# Monogenic system

In physics, among the most studied physical systems in classical mechanics are monogenic systems. A monogenic system has excellent mathematical characteristics and is very well suited for mathematical analysis. It is considered a logical starting point for any serious physics endeavour.

In a physical system, if all forces, with the exception of the constraint forces, are derivable from the generalized scalar potential, and this generalized scalar potential is a function of generalized coordinates, generalized velocities, or time, then, this system is a monogenic system.

Expressed using equations, the exact relationship between generalized force $\mathcal{F}_i\,\!$ and generalized potential $\mathcal{V}(q_1,\ q_2,\ \dots,\ q_N,\ \dot{q}_1,\ \dot{q}_2,\ \dots,\ \dot{q}_N,\ t)\,\!$ is as follows:

$\mathcal{F}_i= - \frac{\partial \mathcal{V}}{\partial q_i}+\frac{d}{dt}\left(\frac{\partial \mathcal{V}}{\partial \dot{q_i}}\right);\,$

where $q_i\,\!$ is generalized coordinate, $\dot{q_i} \,$ is generalized velocity, and $t\,\!$ is time.
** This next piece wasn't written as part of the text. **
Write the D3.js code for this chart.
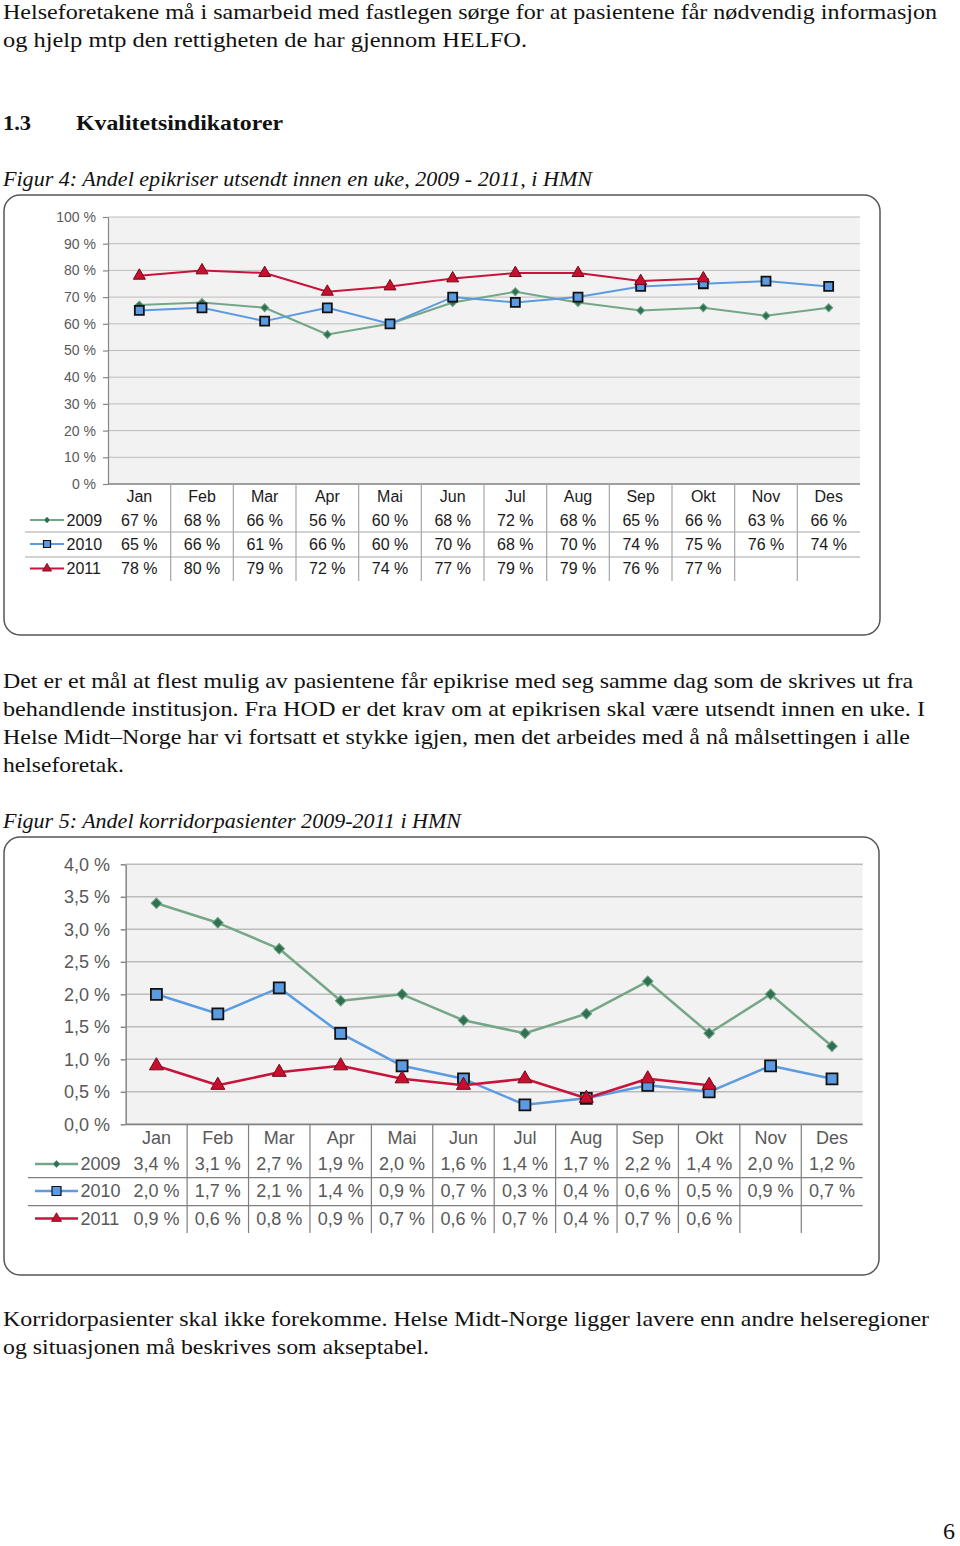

If the generalized potential in a monogenic system depends only on generalized coordinates, and not on generalized velocities and time, then, this system is a conservative system.The relationship between generalized force and generalized potential is as follows:

$\mathcal{F}_i= - \frac{\partial \mathcal{V}}{\partial q_i}\,$

Lagrangian mechanics often involves monogenic systems. If a physical system is both a holonomic system and a monogenic system, then it is possible to derive Lagrange's equations from d'Alembert's principle; it is also possible to derive Lagrange's equations from Hamilton's principle.[1]